Closed kbuma closed 3 weeks ago
Beautiful! That's an impressive performance gain!
I guess we should also be aware of the potential memory leakage issue for lru_cache
when applied on methods (I believe a reference to the cls
would also be held in the case of class methods, but I could be wrong here):
Using the functools.lru_cache and functools.cache decorators on methods can lead to memory leaks, as the global cache will retain a reference to the instance, preventing it from being garbage collected.
Also here is a more detailed explanation from Anthony Sottile .
I guess we could just make it a staticmethod
to avoid this unless there's some reason to make it classmethod
that I'm not aware of?
I would move the method out of the class and just make it a method. This will resolve the memory leak issue (though I don't think it is a significant problem in our case).
I would be very wary of the current hash function. That looks like an extremely expensive hash function. Furthermore, depending on transformations, this hash violates some basic rules on hashes. I would argue it is better to use the formula as a hash.
@shyuep, it could be expensive but my concern about using the formula is uniqueness - thinking about polymorphs, displacements, different magnetic configs
For transformations, shouldn't the hash change to reflect that the underlying object has changed? Maybe this is my misunderstanding of how hashes should apply to mutables
My thinking is: if I run a transformation on a structure to displace a site, the original hash should no longer apply to the transformed structure, right?
@esoteric-ephemera The rule for hashes is that they do not have to be unique. Ultimately, the __eq__
function is what must be unique for different objects.

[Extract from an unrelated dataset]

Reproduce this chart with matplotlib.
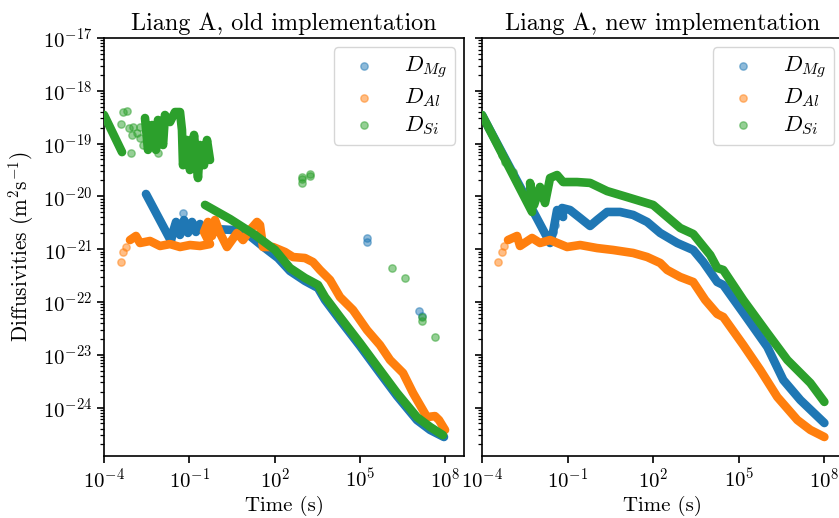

A valid but bad hash function would be return 42
. This is a common implementation in simple "Hello World" type tutorials for many languages.
See https://www.geeksforgeeks.org/what-are-hash-functions-and-how-to-choose-a-good-hash-function
Efficiency and minimizing collisions is the key. But collisions need not be 0 (that is what __eq__
is for). For a structure, the formula is a pretty good hash function - equal structures definitely have the same formula, and formula is cheap to compute. There will be collisions but they should be relatively minimal (polymorphs basically).
@shyuep @esoteric-ephemera An alternative to adding a hash function to Structure that would work for this use case is to create an IStructure copy in the class method and call the new cached function with that copy. It would be something like this:
changing the class method to
@classmethod
def _get_reduced_structure(cls, struct: Structure, primitive_cell: bool = True, niggli: bool = True) -> Structure:
immutable_struct = IStructure.from_dict(struct.as_dict())
return _get_reduced_structure(immutable_struct, primitive_cell, niggli)
and the new function to
@lru_cache(maxsize=LRU_CACHE_SIZE)
def _get_reduced_structure(
struct: IStructure, primitive_cell: bool, niggli: bool
) -> Structure:
"""Helper method to find a reduced structure."""
if niggli:
struct = struct.get_reduced_structure(reduction_algo="niggli")
if primitive_cell:
struct = struct.get_primitive_structure()
return Structure.from_dict(struct.as_dict())
I think we have a good solution now that doesn't require hashing Structure
, and the failing ruff stuff is unrelated to this PR -should be ready for review
Merged. Thanks.
Could we push a release relatively soon (or a release candidate)? Would help with builder development on our side
Summary
This adds an LRU cache to the structure matcher, specifically to the StructureMatcher._get_reduced_structure function.
This suggested improvement is motivated by the performance of the AflowPrototypeMatcher._match_prototype function (and in turn the robocrys builder that uses it). We believe this will speed up that calculation by ~288x since the sometimes expensive calculation in StructureMatcher._get_reduced_structure will only need to be performed once per structure rather than the 288 times it is performed now.